Scientist infected thousands of Amazon Indians with measles – hundreds killed

Thousands of South American Indians were infected with measles, killing hundreds, in order to for US scientists to study the effects on primitive societies of natural selection, according to a book out next month.

The astonishing story of genetic research on humans, which took 10 years to uncover, is likely to shake the world of anthropology to its core, according to Professor Terry Turner of Cornell University, who has read the proofs, The Guardian reported.

“In its scale, ramifications, and sheer criminality and corruption it is unparalleled in the history of anthropology,” Prof Turner says in a warning letter to Louise Lamphere, the president of the American Anthropology Association (AAA).

The book accuses James Neel, the geneticist who headed a long-term project to study the Yanomami people of Venezuela in the mid-60s, of using a virulent measles vaccine to spark off an epidemic which killed hundreds and probably thousands.

Once the epidemic was under way, according to the book, the research team “refused to provide any medical assistance to the sick and dying Yanomami, on explicit order from Neel.

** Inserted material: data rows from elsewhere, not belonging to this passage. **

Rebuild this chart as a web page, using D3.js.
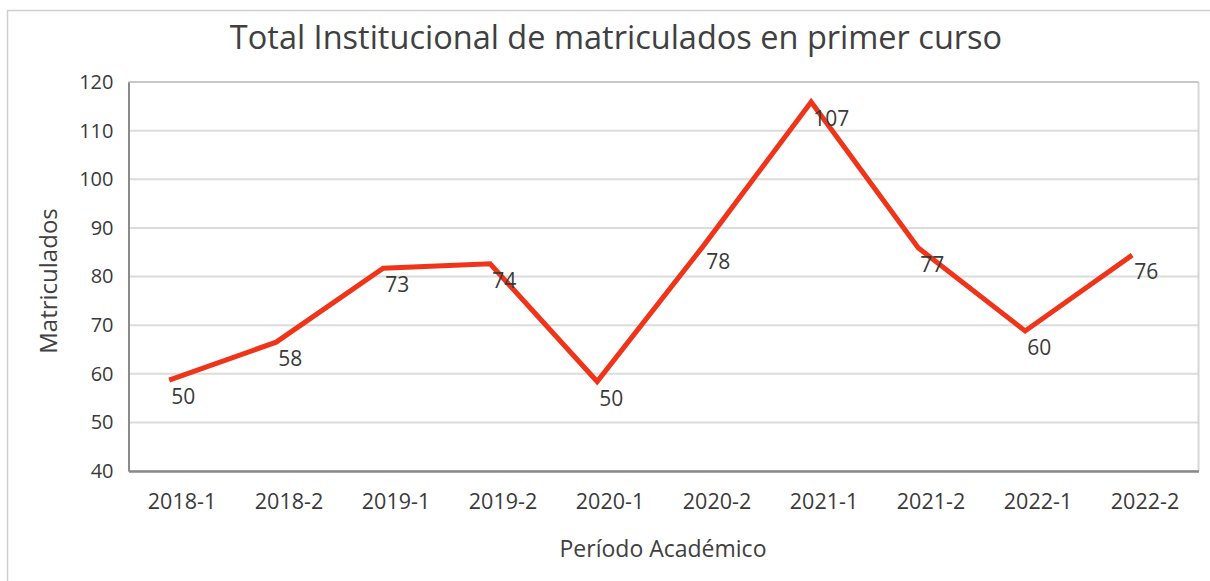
<!DOCTYPE html>
<html>
<head>
<meta charset="utf-8">
<script src="https://d3js.org/d3.v7.min.js"></script>
<style>
  body { margin: 0; background: #fff; }
  text { font-family: "Open Sans", sans-serif; }
</style>
</head>
<body>
<script>
// periods on the x axis
const periods = ["2018-1", "2018-2", "2019-1", "2019-2", "2020-1", "2020-2", "2021-1", "2021-2", "2022-1", "2022-2"];
// where the red line sits
const lineValues = [58.7, 66.5, 81.7, 82.6, 58.4, 86.5, 115.9, 85.9, 68.8, 84.4];
// the numbers printed beside each point
const pointLabels = [50, 58, 73, 74, 50, 78, 107, 77, 60, 76];
const yTicks = [40, 50, 60, 70, 80, 90, 100, 110, 120];

function draw() {
	var width = 1210, height = 581;
	var pLeft = 128.5, pRight = 1198.5, pTop = 82, pBottom = 471;

	var svg = d3.select("body").append("svg")
		.attr("width", width)
		.attr("height", height);

	// outer chart frame
	svg.append("rect")
		.attr("x", 7.5).attr("y", 10.5)
		.attr("width", 1230).attr("height", 600)
		.attr("fill", "none")
		.attr("stroke", "#cfcfcf")
		.attr("stroke-width", 1.5);

	var x = d3.scaleBand().domain(periods).range([pLeft, pRight]);
	var y = d3.scaleLinear().domain([40, 120]).range([pBottom, pTop]);

	// point position inside each band (line sits a bit left of the label centre)
	function px(p) { return x(p) + x.bandwidth() * 0.38; }

	// gridlines
	svg.append("g")
		.selectAll("line")
		.data(yTicks)
		.enter()
		.append("line")
			.attr("x1", pLeft).attr("x2", pRight)
			.attr("y1", function(d) { return y(d); })
			.attr("y2", function(d) { return y(d); })
			.attr("stroke", "#dcdcdc")
			.attr("stroke-width", 2);

	// plot frame: top/right light, left/bottom darker
	svg.append("line").attr("x1", pRight).attr("x2", pRight).attr("y1", pTop).attr("y2", pBottom)
		.attr("stroke", "#d6d6d6").attr("stroke-width", 2);
	svg.append("line").attr("x1", pLeft).attr("x2", pRight).attr("y1", pTop).attr("y2", pTop)
		.attr("stroke", "#c8c8c8").attr("stroke-width", 2);

	// y axis
	var yAxis = svg.append("g")
		.attr("transform", "translate(" + pLeft + ",0)")
		.call(d3.axisLeft(y).tickValues(yTicks).tickSize(0).tickPadding(15));
	yAxis.select(".domain").attr("stroke", "#8a8a8a").attr("stroke-width", 2);
	yAxis.selectAll("text").attr("font-size", 20).attr("fill", "#3a3a3a")
		.style("font-family", "Open Sans");

	// x axis
	var xAxis = svg.append("g")
		.attr("transform", "translate(0," + pBottom + ")")
		.call(d3.axisBottom(x).tickSize(0).tickPadding(23));
	xAxis.select(".domain").attr("stroke", "#8a8a8a").attr("stroke-width", 2.5);
	xAxis.selectAll("text").attr("font-size", 21.5).attr("fill", "#3a3a3a")
		.style("font-family", "Open Sans");

	// the line
	var line = d3.line()
		.x(function(d, i) { return px(periods[i]); })
		.y(function(d) { return y(d); });

	svg.append("path")
		.datum(lineValues)
		.attr("d", line)
		.attr("fill", "none")
		.attr("stroke", "#f0341a")
		.attr("stroke-width", 5)
		.attr("stroke-linejoin", "miter");

	// data labels
	svg.append("g")
		.selectAll("text")
		.data(pointLabels)
		.enter()
		.append("text")
			.attr("x", function(d, i) { return px(periods[i]) + 2; })
			.attr("y", function(d, i) { return y(lineValues[i]) + 24; })
			.attr("font-size", 21)
			.attr("fill", "#3a3a3a")
			.text(function(d) { return d; });

	// title
	svg.append("text")
		.attr("x", 616).attr("y", 49)
		.attr("text-anchor", "middle")
		.attr("font-size", 32.5)
		.attr("fill", "#404040")
		.text("Total Institucional de matriculados en primer curso");

	// axis titles
	svg.append("text")
		.attr("transform", "translate(57,281) rotate(-90)")
		.attr("text-anchor", "middle")
		.attr("font-size", 24)
		.attr("fill", "#404040")
		.text("Matriculados");

	svg.append("text")
		.attr("x", 663).attr("y", 557)
		.attr("text-anchor", "middle")
		.attr("font-size", 23)
		.attr("fill", "#404040")
		.text("Período Académico");
}
draw();
</script>
</body>
</html>
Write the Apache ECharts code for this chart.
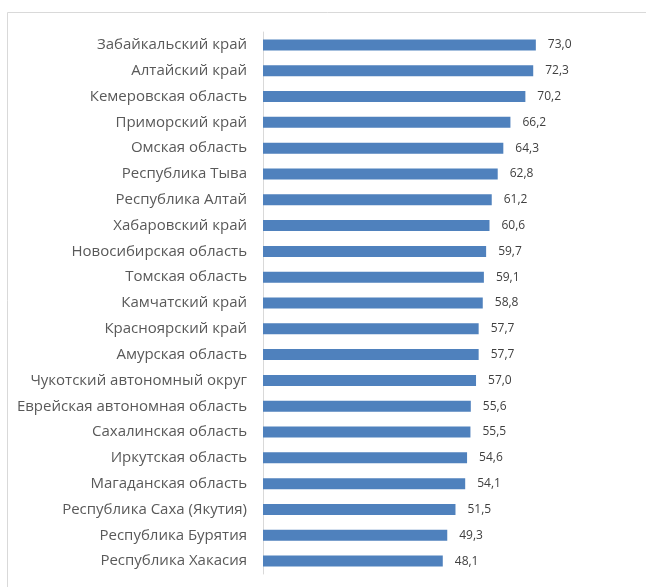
<!DOCTYPE html>
<html>
<head>
<meta charset="utf-8">
<script src="https://cdn.jsdelivr.net/npm/echarts@6/dist/echarts.min.js"></script>
<style>
  html, body { margin: 0; padding: 0; background: #fff; }
  #chart { width: 646px; height: 587px; }
</style>
</head>
<body>
<div id="chart"></div>
<script>
// регионы сверху вниз
var regions = [
  'Забайкальский край', 'Алтайский край', 'Кемеровская область', 'Приморский край',
  'Омская область', 'Республика Тыва', 'Республика Алтай', 'Хабаровский край',
  'Новосибирская область', 'Томская область', 'Камчатский край', 'Красноярский край',
  'Амурская область', 'Чукотский автономный округ', 'Еврейская автономная область',
  'Сахалинская область', 'Иркутская область', 'Магаданская область',
  'Республика Саха (Якутия)', 'Республика Бурятия', 'Республика Хакасия'
]
var values = [73.0, 72.3, 70.2, 66.2, 64.3, 62.8, 61.2, 60.6, 59.7, 59.1, 58.8,
  57.7, 57.7, 57.0, 55.6, 55.5, 54.6, 54.1, 51.5, 49.3, 48.1]

var myChart = echarts.init(document.getElementById('chart'))
myChart.setOption({
  backgroundColor: '#fff',
  animation: false,
  graphic: [{
    type: 'rect',
    shape: { x: 7.5, y: 12.5, width: 700, height: 700 },
    style: { fill: 'none', stroke: '#d9d9d9', lineWidth: 1 },
    silent: true
  }],
  grid: { left: 263, right: 84, top: 32, bottom: 13 },
  xAxis: {
    type: 'value',
    min: 0,
    max: 80,
    show: false
  },
  yAxis: {
    type: 'category',
    inverse: true,
    data: regions,
    axisLine: { lineStyle: { color: '#d9d9d9' } },
    axisTick: { show: false },
    axisLabel: {
      color: '#595959',
      fontSize: 15,
      fontFamily: 'Open Sans, sans-serif',
      margin: 16
    }
  },
  series: [{
    type: 'bar',
    data: values,
    barWidth: 11,
    itemStyle: { color: '#4f81bd' },
    label: {
      show: true,
      position: 'right',
      distance: 12,
      color: '#404040',
      fontSize: 12,
      fontFamily: 'Open Sans, sans-serif',
      formatter: function (p) { return p.value.toFixed(1).replace('.', ',') }
    }
  }]
})
</script>
</body>
</html>
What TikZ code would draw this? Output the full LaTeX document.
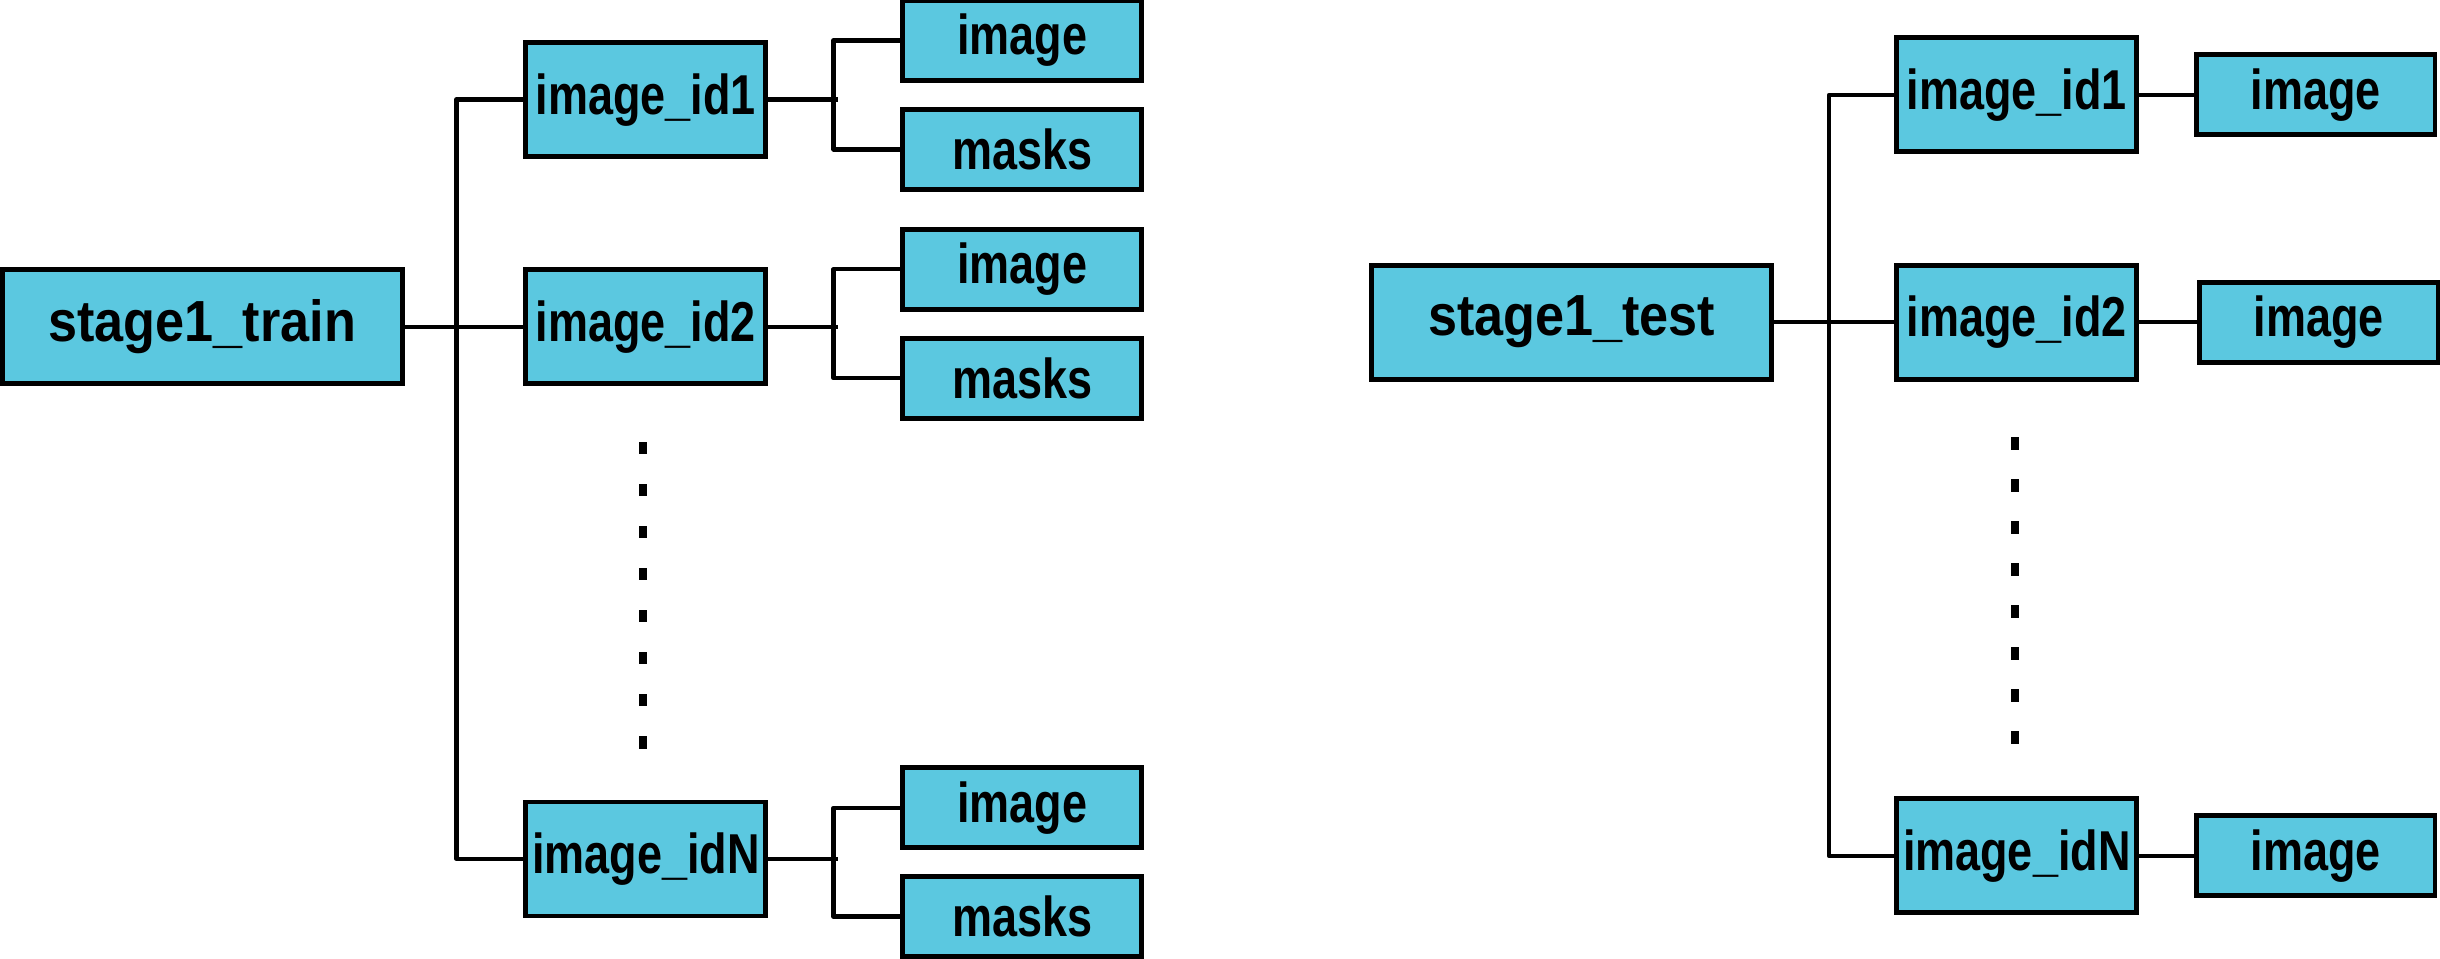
\documentclass[tikz,border=0pt]{standalone}
\usepackage{fontspec}
\setmainfont{Liberation Sans}
\newfontfamily\boxfont[FakeStretch=0.8]{Liberation Sans}
\newfontfamily\rootfont[FakeStretch=0.9]{Liberation Sans}
\definecolor{boxblue}{RGB}{91,200,224}
\def\rootwd{4.0cm}
\def\idwd{2.40cm}
\def\idht{1.14cm}
\def\leafwd{2.39cm}
\def\leafht{0.80cm}
\def\dotgap{27}

\begin{document}
\begin{tikzpicture}[x=0.01556cm, y=-0.01556cm,
  box/.style={draw, line width=1.4pt, fill=boxblue, inner sep=0pt},
  rootbox/.style={box, minimum width=\rootwd, minimum height=\idht, font=\rootfont\bfseries\fontsize{16.5}{19}\selectfont},
  idbox/.style={box, minimum width=\idwd, minimum height=\idht, font=\boxfont\bfseries\fontsize{16}{19}\selectfont},
  leafbox/.style={box, minimum width=\leafwd, minimum height=\leafht, font=\boxfont\bfseries\fontsize{16}{19}\selectfont},
  wire/.style={line width=1.2pt, line join=round}]
  \useasboundingbox (0,0) rectangle (1568,615.7);
  % train tree
  \node[rootbox] (train) at (130,210) {stage1\_train};
  \foreach \k/\y in {1/64, 2/210, N/552}
    \node[idbox] (tid\k) at (415,\y) {image\_id\k};
  \foreach \k/\y in {1/26, 2/173, N/519}
  {
    \node[leafbox] (timg\k) at (657,\y) {image};
    \node[leafbox] (tmsk\k) at (657,\y+70) {masks};
  };
  \draw[wire] (train.east) -- (tid2.west);
  \draw[wire] (tid1.west) -- ++(-43,0) |- (tidN.west);
  \foreach \k in {1,2,N}
  {
    \draw[wire] (tid\k.east) -- ++(45,0);
    \draw[wire] (timg\k.west) -- ++(-43,0) |- (tmsk\k.west);
  };
  % test tree
  \node[rootbox] (test) at (1010,207) {stage1\_test};
  \foreach \k/\y in {1/61, 2/207, N/550}
    \node[idbox] (sid\k) at (1296,\y) {image\_id\k};
  \node[leafbox] (simg1) at (1488,61) {image};
  \node[leafbox] (simg2) at (1490,207) {image};
  \node[leafbox] (simgN) at (1488,550) {image};
  \draw[wire] (test.east) -- (sid2.west);
  \draw[wire] (sid1.west) -- ++(-42,0) |- (sidN.west);
  \foreach \k in {1,2,N}
    \draw[wire] (sid\k.east) -- (simg\k.west);
  % dots between id2 and idN
  \foreach \i in {0,...,7}
  {
    \fill (410.5,284+\dotgap*\i) rectangle ++(5,8);
    \fill (1292.5,281+\dotgap*\i) rectangle ++(5,8);
  };
\end{tikzpicture}
\end{document}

He insisted to his colleagues that they were only there to observe and record the epidemic, and that they must stick strictly to their roles as scientists, not provide medical help”.

The book, Darkness in El Dorado by the investigative journalist Patrick Tierney, is due to be published on October 1. Prof Turner, whose letter was co-signed by fellow anthropologist Leslie Sponsel of the University of Hawaii, was trying to warn the AAA of the impending scandal so the profession could defend itself.

Although Neel died last February, many of his associates, some of them authors of classic anthropology texts, are still alive.

The accusations will be the main focus of the AAA’s AGM in November, when the surviving scientists have been invited to defend their work. None have commented publicly, but they are asking colleagues to come to their defence.